An example of an ordinal number that is not a natural number is the set $w$ consisting of all the natural numbers. This means that we can ready "count" farther than we could before; whereas before the only numbers at our disposal were the elements of $w$, now we have $w$ itself.

We have also the successor $w^+$ of $w$; this set is ordered in the obvious way, and, moreover the obvious ordering is a well ordering that satisfies the condition imposed on ordinal numbers.

Indeed, if $x \in w^+$, then by the definition of successor, either $x \in w$ in which case we already know that $s(x) = x$ or else $x = w$, in which case $s(x) = w$, by the definition of order, so that again $s(x) = x$

Answer 1

Halmos defines an ordinal number in the paragraph before the ones you are quoting:

The chief application of the axiom of substitution is in extending the process of counting far beyond the natural numbers. From the present point of view, the crucial property of a natural number is that it is a well ordered set such that the initial segment determined by each element is equal to that element. (Recall that if $m$ and $n$ are natural numbers, then $m < n$ means $m\in n$; this implies that $\{m \in w: m < n\} = n$.) This is the property on which the extended counting process is based; the fundamental definition in this circle of ideas is due to von Neumann.
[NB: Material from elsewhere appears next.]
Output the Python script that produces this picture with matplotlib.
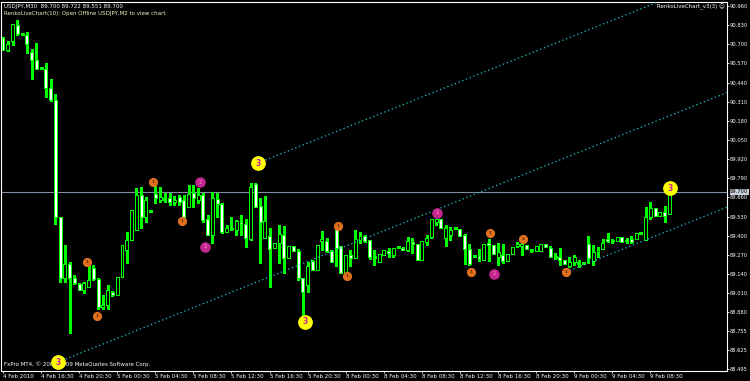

An ordinal number is defined as a well ordered set a such that $s(x) = x$ for all $x$ in $\alpha$; here $s(x)$ is, as before, the initial segment $\{\eta \in\alpha: \eta < x\}$.

Since the initial segment of $x$ is $x$ itself, we must have that $y\in s(x)$ (which is the same as $y<x$) if and only if $y\in x$; in other words, the ordering of an ordinal set is the same as $\in$.

When Halmos says that $\omega^+$ is ordered in the obvius way, he means that elements of $\omega$ are ordered in the common way and $\omega$ is bigger than all of them (you can easily check that this is a well order), which matches with $m<n$ if and only if $m\in n$, because we already know this is true for $m, n\in\omega$, and we have $m<\omega$ for all $m\in\omega^+$ different from $\omega$, which are precisely the $m\in\omega$.